Aria raised her gun. "You turned medicine into murder. I saved lives — you twisted them."

Kwon's face darkened. "You think the world runs on saving lives? No. It runs on control. Power. Sacrifice."

"Then why do you look so afraid?" Raian stepped forward.

Kwon's smile cracked. "You won't shoot me."

"Try me."

Behind him, the server dinged — 100%. Extraction complete.

Kwon noticed too late.

Raian fired.

One guard fell.

The other reached for his weapon — but Aria's bullet caught him clean between the ribs.

Chaos erupted. Raian lunged, tackling Kwon to the floor as Aria grabbed the extractor and the data drive.

"You're a disgrace," Kwon spat beneath Raian's weight.

"You're not my father," Raian hissed, hand tightening on the collar of the man who raised him. "You're a monster in a uniform."

A siren blared above them — alarms triggered by the gunfire. Red light swept the hallway.

"Go!" Raian shouted to Aria. "Get to Ayan!"

"What about you?"

"I'll end this."

"Raian—"

"Go!"

She ran.

Behind her, she heard fists striking flesh, a shout, and then nothing.

Lina sprinted through the lower levels, Saira beside her, both of them dragging open doors and breaking chains. The hostages stared in confusion, fear, disbelief.

"Move!" Lina barked. "Now! This place is going down!"

The building shook — another alarm screamed overhead.

"Security is collapsing," Saira said. "We have three minutes."

Lina kicked open another cage. A girl clung to her mother, sobbing.

"I've got you," Lina whispered. "You're safe."

A blast echoed upstairs.

Then Raian's voice crackled over the comms. "Fall back to the rendezvous point.

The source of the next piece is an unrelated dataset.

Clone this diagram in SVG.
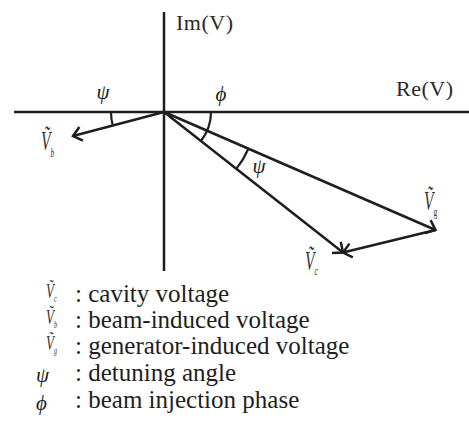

Everyone out."

Aria met Ayan near the back hallway, breathless. "He's still fighting him."

"We can't go back," Ayan said.

"I'm not leaving him!"

"Aria—"

But she was already running.

Smoke curled through the lab as Aria burst in.

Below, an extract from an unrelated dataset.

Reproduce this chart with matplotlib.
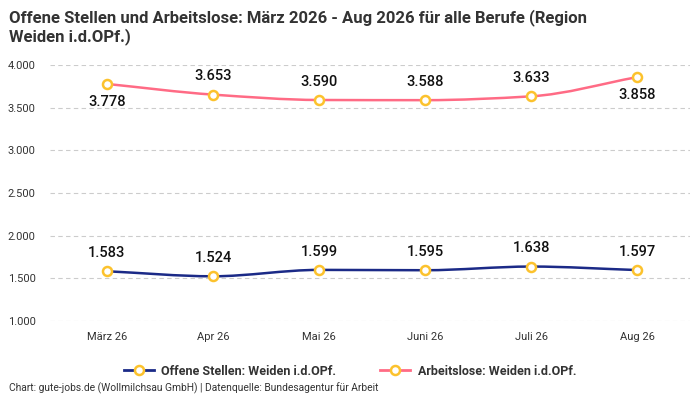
import matplotlib.pyplot as plt
import numpy as np
from matplotlib.path import Path
from matplotlib.patches import PathPatch
from matplotlib.lines import Line2D

plt.rcParams['font.family'] = ['Roboto', 'DejaVu Sans']

months = ["März 26", "Apr 26", "Mai 26", "Juni 26", "Juli 26", "Aug 26"]
offene = [1583, 1524, 1599, 1595, 1638, 1597]
arbeitslose = [3778, 3653, 3590, 3588, 3633, 3858]
# label above (+) or below (-) the point
arbeitslose_pos = [-1, 1, 1, 1, 1, -1]
offene_pos = [1, 1, 1, 1, 1, 1]

blue = "#1b2a87"
pink = "#ff6b85"
yellow = "#fcc22d"


def de(v):
    return f"{v:,.0f}".replace(",", ".")


def smooth_path(x, y):
    # monotone cubic (Fritsch-Carlson) drawn as bezier segments
    x = np.asarray(x, float)
    y = np.asarray(y, float)
    n = len(x)
    h = np.diff(x)
    d = np.diff(y) / h
    m = np.zeros(n)
    m[0], m[-1] = d[0], d[-1]
    for i in range(1, n - 1):
        if d[i - 1] * d[i] <= 0:
            m[i] = 0
        else:
            m[i] = 3 * (h[i - 1] + h[i]) / ((2 * h[i] + h[i - 1]) / d[i - 1] + (h[i] + 2 * h[i - 1]) / d[i])
    verts = [(x[0], y[0])]
    codes = [Path.MOVETO]
    for i in range(n - 1):
        verts += [(x[i] + h[i] / 3, y[i] + m[i] * h[i] / 3),
                  (x[i + 1] - h[i] / 3, y[i + 1] - m[i + 1] * h[i] / 3),
                  (x[i + 1], y[i + 1])]
        codes += [Path.CURVE4] * 3
    return Path(verts, codes)


fig = plt.figure(figsize=(7, 4), dpi=100)
ax = fig.add_axes([0.071, 0.1975, 0.915, 0.64])

xs = np.arange(len(months))
for vals, col, pos in [(offene, blue, offene_pos), (arbeitslose, pink, arbeitslose_pos)]:
    ax.add_patch(PathPatch(smooth_path(xs, vals), facecolor="none", edgecolor=col, lw=1.8, zorder=3))
    ax.plot(xs, vals, ls="none", marker="o", ms=6.5, mfc="white", mec=yellow, mew=1.8, zorder=4)
    for xi, v, p in zip(xs, vals, pos):
        ax.annotate(de(v), (xi, v), xytext=(0, 8 if p > 0 else -8), textcoords="offset points",
                    ha="center", va="bottom" if p > 0 else "top", fontsize=10.5,
                    fontweight="medium", color="#111111", zorder=5)

ax.set_xlim(-0.54, 5.5)
ax.set_ylim(1000, 4000)
ax.set_yticks([1000, 1500, 2000, 2500, 3000, 3500, 4000])
ax.set_yticklabels([de(v) for v in ax.get_yticks()])
ax.set_xticks(xs)
ax.set_xticklabels(months)
ax.tick_params(length=0, labelsize=8, colors="#333333", pad=8)
ax.tick_params(axis="y", pad=10)
ax.grid(axis="y", ls=(0, (4, 3)), color="#cccccc", lw=0.8)
ax.set_axisbelow(True)
for s in ax.spines.values():
    s.set_visible(False)

fig.text(0.013, 0.978, "Offene Stellen und Arbeitslose: März 2026 - Aug 2026 für alle Berufe (Region\nWeiden i.d.OPf.)",
         ha="left", va="top", fontsize=12, fontweight="bold", color="#333333", linespacing=1.2)

handles = [Line2D([], [], color=blue, lw=2, marker="o", ms=6.5, mfc="white", mec=yellow, mew=1.8),
           Line2D([], [], color=pink, lw=2, marker="o", ms=6.5, mfc="white", mec=yellow, mew=1.8)]
fig.legend(handles, ["Offene Stellen: Weiden i.d.OPf.", "Arbeitslose: Weiden i.d.OPf."],
           loc="center", bbox_to_anchor=(0.5, 0.072), ncol=2, frameon=False,
           prop={"weight": "bold", "size": 9}, labelcolor="#333333", columnspacing=3.5,
           handlelength=2.4, handletextpad=0.6)

fig.text(0.013, 0.016, "Chart: gute-jobs.de (Wollmilchsau GmbH) | Datenquelle: Bundesagentur für Arbeit",
         ha="left", va="bottom", fontsize=7.4, color="#333333")

fig.savefig("out.png", dpi=100)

Raian stood over his father, who now bled from a deep gash to his temple, body slumped against the server stack.

"You should've left," Raian said without turning.

"You should've come with me."

Raian's voice was hoarse. "I couldn't. Not until this ended."

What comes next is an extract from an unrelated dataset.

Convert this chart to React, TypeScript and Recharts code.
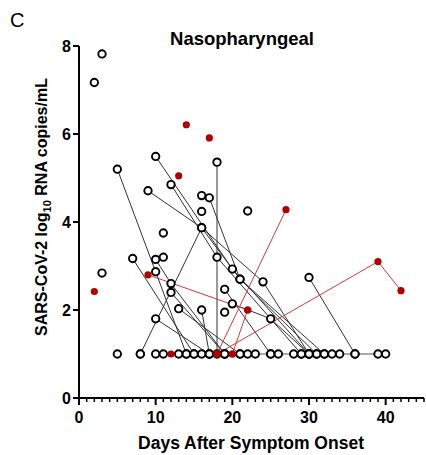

"You ended it," Aria said. "It's over."

Raian staggered slightly. She rushed to his side and caught him as he slumped.

"You're hurt."

He nodded. "Cracked rib… maybe more."

Aria pressed a hand to his chest. "Then don't argue. We're leaving."

He didn't resist.

Together, they limped toward the back door. Behind them, the lab caught fire — flames licking across wires, swallowing the darkness. A fitting end for what had happened in that place.

The extraction van waited at the loading bay.

Ayan drove. Lina helped the last of the survivors into the back. Saira patched wounds. Aria kept Raian conscious, her hand never leaving his.

They drove for hours in silence.

Somewhere past dawn, when the sky bled gold through the trees, Raian stirred. Aria leaned in close.

"Still alive?" she asked gently.

"Barely." His voice cracked. "You came back."

"You'd do the same for me."

"I already have. Again and again."

He smiled faintly.

"Rest," she whispered, brushing the hair from his forehead. "It's over."

He didn't argue this time.

Outside, the world stretched open.

And for once, it didn't look like a battlefield.